*Material shown:*
- - - - - - -
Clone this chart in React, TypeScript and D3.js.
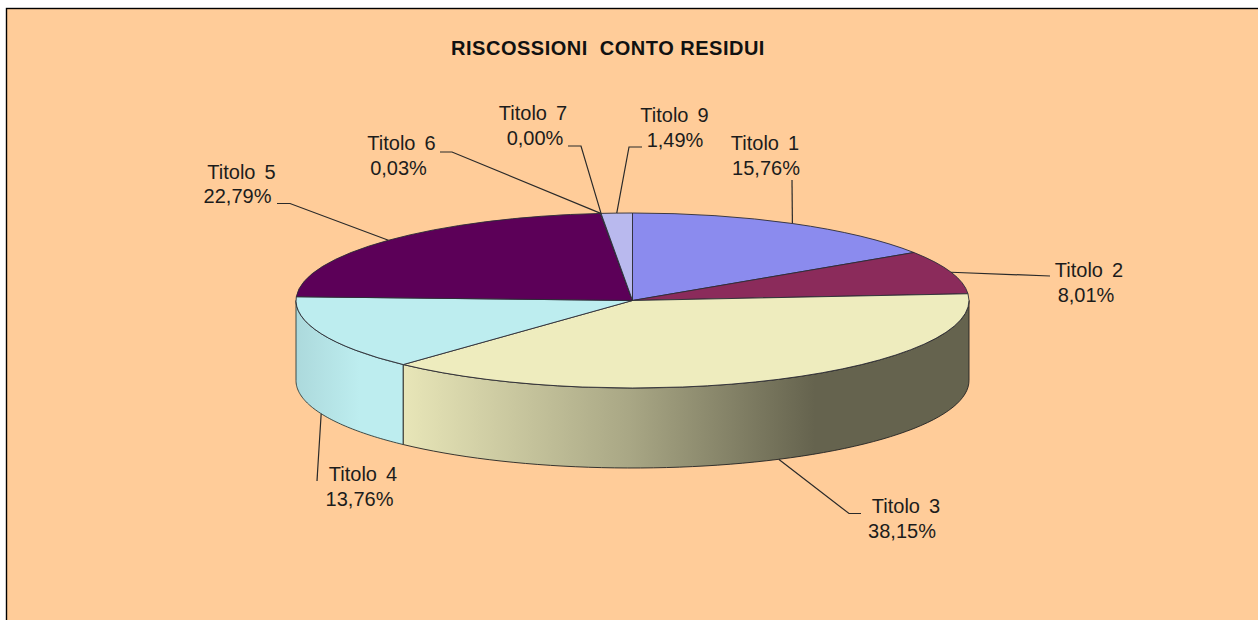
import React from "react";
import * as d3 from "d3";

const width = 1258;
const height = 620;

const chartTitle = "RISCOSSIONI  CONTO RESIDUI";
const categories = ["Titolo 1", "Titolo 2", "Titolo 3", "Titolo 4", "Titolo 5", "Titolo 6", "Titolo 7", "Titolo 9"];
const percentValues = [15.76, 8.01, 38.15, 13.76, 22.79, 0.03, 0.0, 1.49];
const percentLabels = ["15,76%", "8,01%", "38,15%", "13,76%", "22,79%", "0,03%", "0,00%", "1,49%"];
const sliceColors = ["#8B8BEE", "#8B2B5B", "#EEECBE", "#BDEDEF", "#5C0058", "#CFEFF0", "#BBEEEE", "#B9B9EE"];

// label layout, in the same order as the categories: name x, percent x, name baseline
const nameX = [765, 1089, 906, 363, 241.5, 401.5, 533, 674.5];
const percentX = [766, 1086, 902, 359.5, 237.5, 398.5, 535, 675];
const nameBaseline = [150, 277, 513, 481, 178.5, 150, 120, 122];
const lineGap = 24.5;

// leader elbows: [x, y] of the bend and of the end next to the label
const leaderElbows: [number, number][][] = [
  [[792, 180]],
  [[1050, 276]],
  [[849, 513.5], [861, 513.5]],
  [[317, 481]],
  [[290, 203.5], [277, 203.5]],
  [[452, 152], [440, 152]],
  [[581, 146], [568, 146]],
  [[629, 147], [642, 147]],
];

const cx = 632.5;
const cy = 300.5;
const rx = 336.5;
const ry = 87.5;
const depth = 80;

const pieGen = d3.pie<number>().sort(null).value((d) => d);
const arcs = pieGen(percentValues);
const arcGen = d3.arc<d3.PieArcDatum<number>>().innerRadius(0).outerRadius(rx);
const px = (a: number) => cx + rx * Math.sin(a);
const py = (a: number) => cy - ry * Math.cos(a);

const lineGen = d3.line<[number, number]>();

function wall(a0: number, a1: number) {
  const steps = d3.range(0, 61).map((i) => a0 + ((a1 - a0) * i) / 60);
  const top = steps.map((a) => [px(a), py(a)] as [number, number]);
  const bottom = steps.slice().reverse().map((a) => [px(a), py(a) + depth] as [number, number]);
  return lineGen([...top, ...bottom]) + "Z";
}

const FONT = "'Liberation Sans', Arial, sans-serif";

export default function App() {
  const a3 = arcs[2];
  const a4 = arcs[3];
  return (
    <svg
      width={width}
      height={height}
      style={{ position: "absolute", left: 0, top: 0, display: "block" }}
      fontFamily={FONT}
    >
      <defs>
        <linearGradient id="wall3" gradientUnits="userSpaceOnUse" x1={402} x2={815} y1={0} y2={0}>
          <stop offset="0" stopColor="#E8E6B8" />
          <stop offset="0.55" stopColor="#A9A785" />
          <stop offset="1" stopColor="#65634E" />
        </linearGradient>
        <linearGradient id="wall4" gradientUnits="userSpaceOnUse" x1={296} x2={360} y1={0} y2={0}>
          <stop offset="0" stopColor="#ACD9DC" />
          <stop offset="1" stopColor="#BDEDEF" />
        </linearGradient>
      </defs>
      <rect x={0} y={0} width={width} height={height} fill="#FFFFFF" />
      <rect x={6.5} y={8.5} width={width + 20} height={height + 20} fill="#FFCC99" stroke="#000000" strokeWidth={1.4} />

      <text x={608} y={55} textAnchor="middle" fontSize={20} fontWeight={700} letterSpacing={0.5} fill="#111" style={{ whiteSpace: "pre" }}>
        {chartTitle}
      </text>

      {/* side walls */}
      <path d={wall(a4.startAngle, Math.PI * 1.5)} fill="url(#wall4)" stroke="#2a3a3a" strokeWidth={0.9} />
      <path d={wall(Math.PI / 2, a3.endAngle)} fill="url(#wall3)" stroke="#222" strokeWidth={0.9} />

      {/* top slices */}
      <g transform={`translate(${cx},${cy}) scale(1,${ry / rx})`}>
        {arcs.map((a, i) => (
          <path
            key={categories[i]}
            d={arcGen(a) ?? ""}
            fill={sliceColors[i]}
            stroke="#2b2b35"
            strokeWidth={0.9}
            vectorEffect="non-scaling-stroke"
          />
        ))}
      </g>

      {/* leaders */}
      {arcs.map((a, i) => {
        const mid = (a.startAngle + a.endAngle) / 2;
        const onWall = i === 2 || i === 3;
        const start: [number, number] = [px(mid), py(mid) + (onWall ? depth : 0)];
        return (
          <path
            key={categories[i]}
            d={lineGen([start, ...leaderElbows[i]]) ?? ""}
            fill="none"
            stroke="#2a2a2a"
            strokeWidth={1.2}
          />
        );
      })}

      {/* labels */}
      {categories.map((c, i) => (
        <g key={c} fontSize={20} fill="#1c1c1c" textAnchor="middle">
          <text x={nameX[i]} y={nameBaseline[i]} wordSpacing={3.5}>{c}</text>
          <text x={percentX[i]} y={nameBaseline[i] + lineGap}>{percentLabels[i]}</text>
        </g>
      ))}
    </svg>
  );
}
- - - - - - -
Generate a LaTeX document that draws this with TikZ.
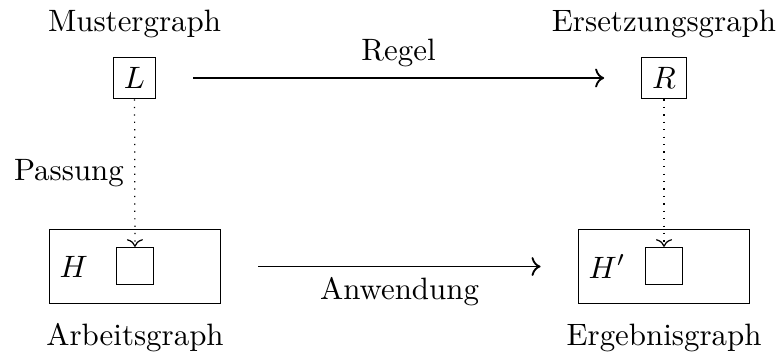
- - - - - - -
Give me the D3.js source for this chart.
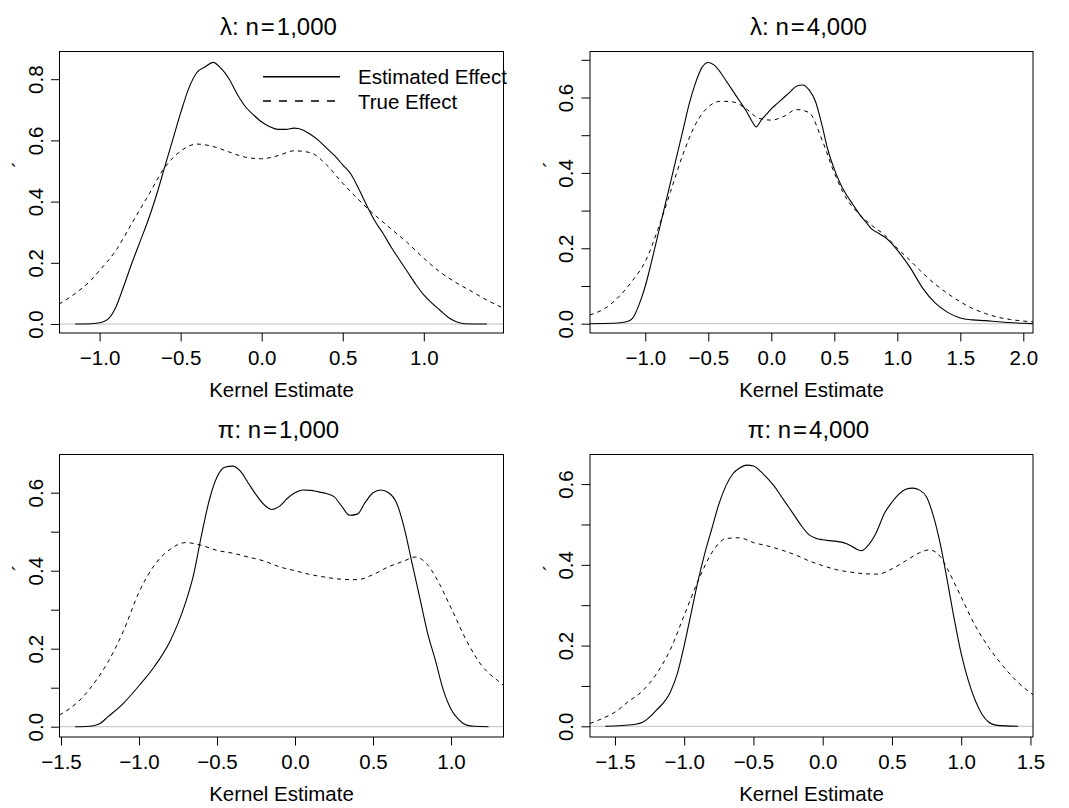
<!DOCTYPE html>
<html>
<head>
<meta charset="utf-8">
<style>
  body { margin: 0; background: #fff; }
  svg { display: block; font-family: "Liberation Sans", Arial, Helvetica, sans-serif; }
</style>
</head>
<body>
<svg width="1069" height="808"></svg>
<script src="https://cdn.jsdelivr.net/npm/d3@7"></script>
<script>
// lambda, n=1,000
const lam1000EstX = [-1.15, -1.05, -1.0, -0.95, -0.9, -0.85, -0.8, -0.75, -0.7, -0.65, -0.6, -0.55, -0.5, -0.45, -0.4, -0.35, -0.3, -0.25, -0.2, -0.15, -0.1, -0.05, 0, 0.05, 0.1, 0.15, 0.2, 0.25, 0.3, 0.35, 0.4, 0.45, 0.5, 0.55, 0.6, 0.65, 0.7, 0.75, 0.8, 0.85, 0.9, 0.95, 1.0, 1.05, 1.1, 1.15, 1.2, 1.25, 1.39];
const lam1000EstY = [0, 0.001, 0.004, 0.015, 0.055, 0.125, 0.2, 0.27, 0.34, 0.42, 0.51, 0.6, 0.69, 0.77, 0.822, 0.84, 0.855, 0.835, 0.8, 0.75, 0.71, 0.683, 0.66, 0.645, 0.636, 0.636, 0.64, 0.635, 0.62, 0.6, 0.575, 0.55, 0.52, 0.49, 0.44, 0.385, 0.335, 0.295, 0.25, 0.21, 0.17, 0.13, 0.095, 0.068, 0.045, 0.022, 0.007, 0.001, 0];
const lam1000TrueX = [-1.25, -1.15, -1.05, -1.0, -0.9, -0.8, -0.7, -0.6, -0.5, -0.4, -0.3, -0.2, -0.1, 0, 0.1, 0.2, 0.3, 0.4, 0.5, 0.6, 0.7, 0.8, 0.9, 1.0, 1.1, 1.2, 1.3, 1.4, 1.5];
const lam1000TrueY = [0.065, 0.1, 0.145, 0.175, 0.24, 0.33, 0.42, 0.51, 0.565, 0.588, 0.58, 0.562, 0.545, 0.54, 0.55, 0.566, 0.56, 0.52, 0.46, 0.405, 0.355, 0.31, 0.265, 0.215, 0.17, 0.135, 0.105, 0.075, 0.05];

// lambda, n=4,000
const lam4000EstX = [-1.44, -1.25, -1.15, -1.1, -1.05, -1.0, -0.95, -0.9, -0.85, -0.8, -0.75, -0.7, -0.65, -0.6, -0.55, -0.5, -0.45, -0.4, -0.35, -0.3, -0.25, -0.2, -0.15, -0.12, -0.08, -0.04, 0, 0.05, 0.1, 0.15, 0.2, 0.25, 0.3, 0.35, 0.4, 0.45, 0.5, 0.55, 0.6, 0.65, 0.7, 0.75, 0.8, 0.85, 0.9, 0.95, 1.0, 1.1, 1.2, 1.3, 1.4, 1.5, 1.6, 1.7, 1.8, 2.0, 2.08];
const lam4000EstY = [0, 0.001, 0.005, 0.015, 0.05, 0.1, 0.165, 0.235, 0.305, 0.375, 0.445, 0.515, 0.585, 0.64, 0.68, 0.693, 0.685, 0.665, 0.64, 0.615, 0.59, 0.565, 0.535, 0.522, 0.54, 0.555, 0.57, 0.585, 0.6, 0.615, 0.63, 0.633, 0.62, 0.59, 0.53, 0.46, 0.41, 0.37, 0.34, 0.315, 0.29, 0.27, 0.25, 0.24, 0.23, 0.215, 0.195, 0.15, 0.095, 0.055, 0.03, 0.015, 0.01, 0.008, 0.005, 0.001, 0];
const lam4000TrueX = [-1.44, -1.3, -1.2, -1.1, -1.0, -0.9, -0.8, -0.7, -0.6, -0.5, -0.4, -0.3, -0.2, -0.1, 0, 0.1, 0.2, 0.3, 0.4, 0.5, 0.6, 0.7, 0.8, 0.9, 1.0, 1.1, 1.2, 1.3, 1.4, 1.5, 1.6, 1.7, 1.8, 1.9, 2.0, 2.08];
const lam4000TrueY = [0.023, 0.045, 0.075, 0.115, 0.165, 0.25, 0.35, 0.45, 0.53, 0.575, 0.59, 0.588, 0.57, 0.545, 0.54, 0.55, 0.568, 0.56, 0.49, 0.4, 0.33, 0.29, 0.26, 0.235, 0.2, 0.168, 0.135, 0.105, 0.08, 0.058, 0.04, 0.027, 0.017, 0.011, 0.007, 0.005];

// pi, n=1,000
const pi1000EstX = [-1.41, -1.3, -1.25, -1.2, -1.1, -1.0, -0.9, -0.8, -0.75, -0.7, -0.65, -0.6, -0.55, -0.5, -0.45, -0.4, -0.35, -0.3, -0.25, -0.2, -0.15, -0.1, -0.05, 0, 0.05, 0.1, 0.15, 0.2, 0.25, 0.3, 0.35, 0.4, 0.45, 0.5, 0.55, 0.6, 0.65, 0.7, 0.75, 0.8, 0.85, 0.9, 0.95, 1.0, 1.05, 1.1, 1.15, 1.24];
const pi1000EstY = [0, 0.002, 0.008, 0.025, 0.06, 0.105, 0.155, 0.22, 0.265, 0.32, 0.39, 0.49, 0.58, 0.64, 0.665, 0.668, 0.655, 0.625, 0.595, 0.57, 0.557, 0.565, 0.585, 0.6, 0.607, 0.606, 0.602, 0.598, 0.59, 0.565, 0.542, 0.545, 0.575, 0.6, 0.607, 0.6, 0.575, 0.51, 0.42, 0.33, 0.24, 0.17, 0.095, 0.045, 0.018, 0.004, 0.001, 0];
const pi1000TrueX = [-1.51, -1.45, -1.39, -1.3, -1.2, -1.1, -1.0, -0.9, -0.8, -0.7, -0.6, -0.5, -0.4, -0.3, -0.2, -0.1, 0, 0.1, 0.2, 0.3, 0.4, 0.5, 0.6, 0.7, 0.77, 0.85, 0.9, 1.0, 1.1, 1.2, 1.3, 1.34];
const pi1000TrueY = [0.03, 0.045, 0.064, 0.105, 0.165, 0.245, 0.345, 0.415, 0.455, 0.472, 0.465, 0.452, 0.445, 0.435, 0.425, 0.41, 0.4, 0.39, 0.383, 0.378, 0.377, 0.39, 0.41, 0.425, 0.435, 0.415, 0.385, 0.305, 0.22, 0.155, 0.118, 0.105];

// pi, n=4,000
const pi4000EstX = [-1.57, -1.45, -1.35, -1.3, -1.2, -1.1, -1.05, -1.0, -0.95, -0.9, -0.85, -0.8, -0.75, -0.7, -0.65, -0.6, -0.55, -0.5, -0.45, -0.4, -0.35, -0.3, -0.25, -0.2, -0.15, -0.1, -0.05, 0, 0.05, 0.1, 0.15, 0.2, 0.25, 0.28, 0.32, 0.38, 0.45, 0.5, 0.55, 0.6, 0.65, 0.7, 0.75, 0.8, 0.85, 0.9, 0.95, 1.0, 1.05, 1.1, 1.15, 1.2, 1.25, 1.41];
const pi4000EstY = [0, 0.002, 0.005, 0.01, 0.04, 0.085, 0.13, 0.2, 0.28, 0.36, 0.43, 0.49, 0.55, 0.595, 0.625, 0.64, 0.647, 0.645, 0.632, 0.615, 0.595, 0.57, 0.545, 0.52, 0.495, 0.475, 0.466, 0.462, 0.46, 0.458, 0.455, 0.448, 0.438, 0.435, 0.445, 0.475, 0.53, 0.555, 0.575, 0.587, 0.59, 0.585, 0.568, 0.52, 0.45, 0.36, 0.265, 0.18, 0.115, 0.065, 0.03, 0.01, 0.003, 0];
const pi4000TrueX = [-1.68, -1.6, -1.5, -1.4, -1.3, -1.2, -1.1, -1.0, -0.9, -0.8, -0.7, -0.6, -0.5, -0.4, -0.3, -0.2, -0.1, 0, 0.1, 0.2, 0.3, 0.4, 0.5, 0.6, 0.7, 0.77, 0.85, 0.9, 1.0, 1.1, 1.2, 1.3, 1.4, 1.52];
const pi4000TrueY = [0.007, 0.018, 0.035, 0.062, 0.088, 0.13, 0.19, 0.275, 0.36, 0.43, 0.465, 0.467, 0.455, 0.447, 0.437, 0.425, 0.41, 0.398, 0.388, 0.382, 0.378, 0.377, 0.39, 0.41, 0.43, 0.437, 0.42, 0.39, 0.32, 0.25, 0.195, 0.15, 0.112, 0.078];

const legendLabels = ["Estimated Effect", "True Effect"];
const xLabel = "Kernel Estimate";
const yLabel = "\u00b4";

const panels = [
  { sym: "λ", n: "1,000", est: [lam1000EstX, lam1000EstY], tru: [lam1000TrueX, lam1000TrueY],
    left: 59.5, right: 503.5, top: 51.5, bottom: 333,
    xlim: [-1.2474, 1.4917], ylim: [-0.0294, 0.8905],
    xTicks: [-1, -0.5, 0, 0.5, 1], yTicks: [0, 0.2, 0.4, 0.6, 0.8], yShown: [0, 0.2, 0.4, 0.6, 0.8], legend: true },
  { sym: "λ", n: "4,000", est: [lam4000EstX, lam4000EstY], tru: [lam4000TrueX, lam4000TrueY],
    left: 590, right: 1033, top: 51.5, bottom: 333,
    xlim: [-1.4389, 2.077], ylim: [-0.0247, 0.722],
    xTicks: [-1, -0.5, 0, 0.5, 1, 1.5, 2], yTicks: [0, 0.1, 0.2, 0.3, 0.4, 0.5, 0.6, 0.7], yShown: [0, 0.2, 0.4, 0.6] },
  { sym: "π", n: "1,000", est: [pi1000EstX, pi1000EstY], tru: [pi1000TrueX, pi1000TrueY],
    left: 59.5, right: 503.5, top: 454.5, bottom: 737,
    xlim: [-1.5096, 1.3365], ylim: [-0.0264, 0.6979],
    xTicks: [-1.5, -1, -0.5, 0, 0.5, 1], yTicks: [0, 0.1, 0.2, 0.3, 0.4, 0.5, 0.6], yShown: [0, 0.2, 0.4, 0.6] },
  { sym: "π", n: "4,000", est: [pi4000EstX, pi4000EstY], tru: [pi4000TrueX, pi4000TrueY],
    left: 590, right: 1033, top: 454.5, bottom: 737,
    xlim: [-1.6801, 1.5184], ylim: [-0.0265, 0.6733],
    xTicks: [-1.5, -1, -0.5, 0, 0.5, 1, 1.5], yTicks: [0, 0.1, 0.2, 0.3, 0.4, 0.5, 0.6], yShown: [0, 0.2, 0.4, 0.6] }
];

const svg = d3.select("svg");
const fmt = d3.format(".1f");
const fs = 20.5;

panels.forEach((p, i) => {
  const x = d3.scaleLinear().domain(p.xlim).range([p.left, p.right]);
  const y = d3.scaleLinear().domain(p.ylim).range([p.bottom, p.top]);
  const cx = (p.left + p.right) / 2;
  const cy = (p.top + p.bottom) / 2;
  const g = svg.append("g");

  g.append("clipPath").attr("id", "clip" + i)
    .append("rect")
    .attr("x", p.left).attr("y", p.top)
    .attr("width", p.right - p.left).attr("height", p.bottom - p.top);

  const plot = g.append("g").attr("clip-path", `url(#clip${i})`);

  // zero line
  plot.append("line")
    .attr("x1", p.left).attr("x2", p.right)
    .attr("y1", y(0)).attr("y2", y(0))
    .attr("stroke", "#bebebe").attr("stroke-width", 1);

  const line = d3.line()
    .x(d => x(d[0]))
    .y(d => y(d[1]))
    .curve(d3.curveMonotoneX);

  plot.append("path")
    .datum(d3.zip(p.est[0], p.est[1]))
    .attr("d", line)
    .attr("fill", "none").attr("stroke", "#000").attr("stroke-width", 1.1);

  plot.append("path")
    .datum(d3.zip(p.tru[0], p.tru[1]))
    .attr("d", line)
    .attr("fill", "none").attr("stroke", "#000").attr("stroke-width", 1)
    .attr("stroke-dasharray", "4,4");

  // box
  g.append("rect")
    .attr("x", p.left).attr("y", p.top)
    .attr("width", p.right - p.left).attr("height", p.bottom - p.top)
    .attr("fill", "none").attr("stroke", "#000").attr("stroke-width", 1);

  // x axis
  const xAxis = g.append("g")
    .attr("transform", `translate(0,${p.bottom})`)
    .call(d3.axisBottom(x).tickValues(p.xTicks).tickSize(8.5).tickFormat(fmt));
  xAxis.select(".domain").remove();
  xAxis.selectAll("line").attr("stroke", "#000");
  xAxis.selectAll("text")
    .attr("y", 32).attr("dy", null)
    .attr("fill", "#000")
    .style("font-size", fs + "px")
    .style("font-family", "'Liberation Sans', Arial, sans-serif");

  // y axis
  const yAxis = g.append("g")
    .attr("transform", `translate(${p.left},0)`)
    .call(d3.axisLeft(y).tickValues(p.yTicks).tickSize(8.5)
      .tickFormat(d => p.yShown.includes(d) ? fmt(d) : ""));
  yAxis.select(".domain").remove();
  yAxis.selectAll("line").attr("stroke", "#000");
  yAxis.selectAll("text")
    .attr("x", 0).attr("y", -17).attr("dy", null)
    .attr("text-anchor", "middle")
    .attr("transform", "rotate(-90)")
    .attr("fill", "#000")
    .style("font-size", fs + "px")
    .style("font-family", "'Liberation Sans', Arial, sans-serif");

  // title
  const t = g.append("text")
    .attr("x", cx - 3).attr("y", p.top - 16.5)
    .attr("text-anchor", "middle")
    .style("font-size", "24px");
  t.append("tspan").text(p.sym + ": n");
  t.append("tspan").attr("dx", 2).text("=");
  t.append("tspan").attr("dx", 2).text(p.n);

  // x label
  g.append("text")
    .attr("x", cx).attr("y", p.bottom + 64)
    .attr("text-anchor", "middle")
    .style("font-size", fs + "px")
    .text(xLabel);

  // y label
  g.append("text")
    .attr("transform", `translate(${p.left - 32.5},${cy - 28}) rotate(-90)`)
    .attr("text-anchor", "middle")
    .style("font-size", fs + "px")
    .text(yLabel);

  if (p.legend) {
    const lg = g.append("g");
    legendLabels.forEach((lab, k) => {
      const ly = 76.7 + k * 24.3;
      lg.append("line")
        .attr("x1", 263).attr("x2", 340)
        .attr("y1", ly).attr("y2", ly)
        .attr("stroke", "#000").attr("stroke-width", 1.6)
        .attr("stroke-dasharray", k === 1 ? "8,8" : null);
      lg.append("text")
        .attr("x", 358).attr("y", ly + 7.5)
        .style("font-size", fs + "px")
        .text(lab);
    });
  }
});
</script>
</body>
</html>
- - - - - - -
*Exercise brief:* Only lines that contain the word "this" are wanted; copy each of them.

*The result:*
Clone this chart in React, TypeScript and D3.js.
Generate a LaTeX document that draws this with TikZ.
Give me the D3.js source for this chart.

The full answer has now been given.